Following a weaker-than-expected August jobs report, the initial stock market rally on Friday faded as investor enthusiasm shifted from hopes of interest rate cuts to concerns about a slowing economy.
All three major indexes had hit new intraday highs early in the day, with the S&P 500, Nasdaq Composite, and Dow Jones Industrial Average rising by approximately 0.5%, 0.8%, and 0.3%, respectively. However, the indices quickly pared these gains.
This reversal was triggered by the August jobs report, which showed the US economy added only 22,000 jobs, significantly less than the 75,000 economists had anticipated.

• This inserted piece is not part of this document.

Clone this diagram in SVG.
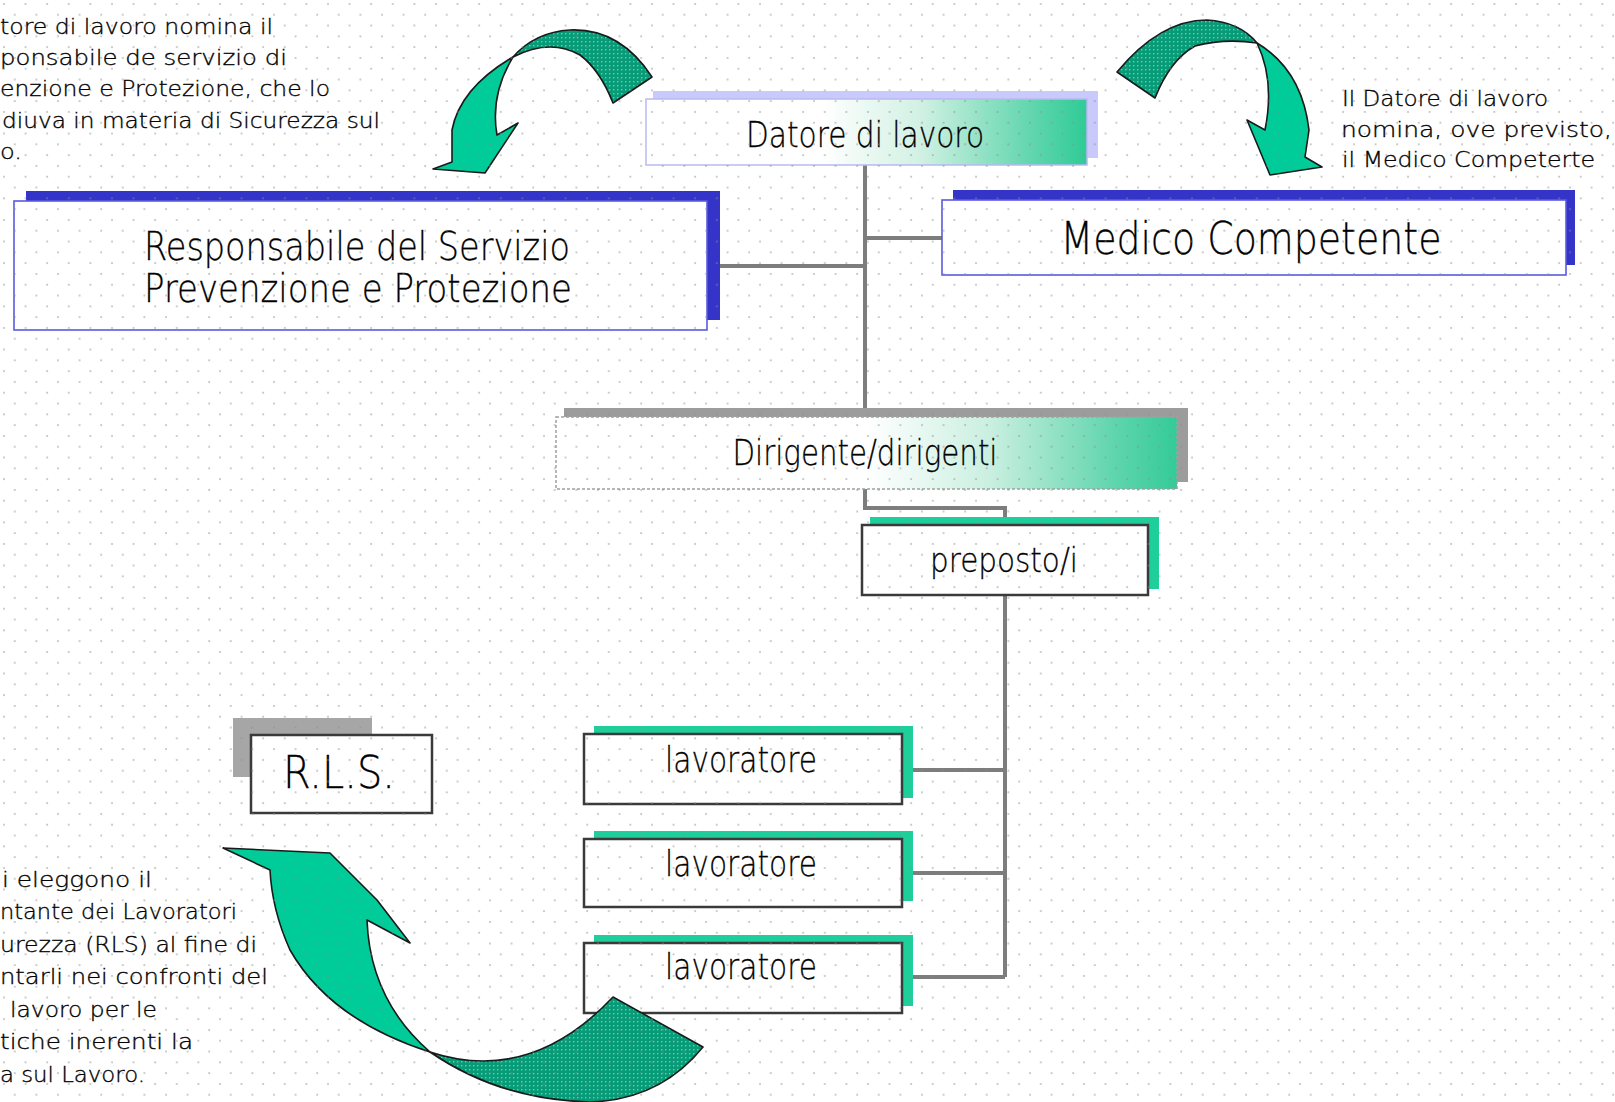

The unemployment rate also increased to 4.3%, which was in line with expectations.
Despite the broader market decline, chipmaker Broadcom stood out, with its stock climbing after the company's latest quarterly results surpassed Wall Street's forecasts.
Shares of Broadcom, Equifax and Tesla were among the top gainers in the S&P index. Lululemon, AMD and Palantir were among the top draggers.
Salesforce, Home Depot, and United Health Group were among the winners on Dow Jones while Nvidia, Goldman Sachs, Citigroup and JPMorgan were among the top losers.
The sectoral indices were largely down, with eight out of 11 indices trading in the red and three trading in the green. The energy sector led the decline while the real estate sector led the rally.
Gold edged 1% higher to $3,582.2700 an ounce whereas crude oil was trading 2.22% lower at $65.05 per barrel.
The Bloomberg Dollar Index fell 0.74%, while bitcoin, the largest traded cryptocurrency, rose 0.35% to $110,796.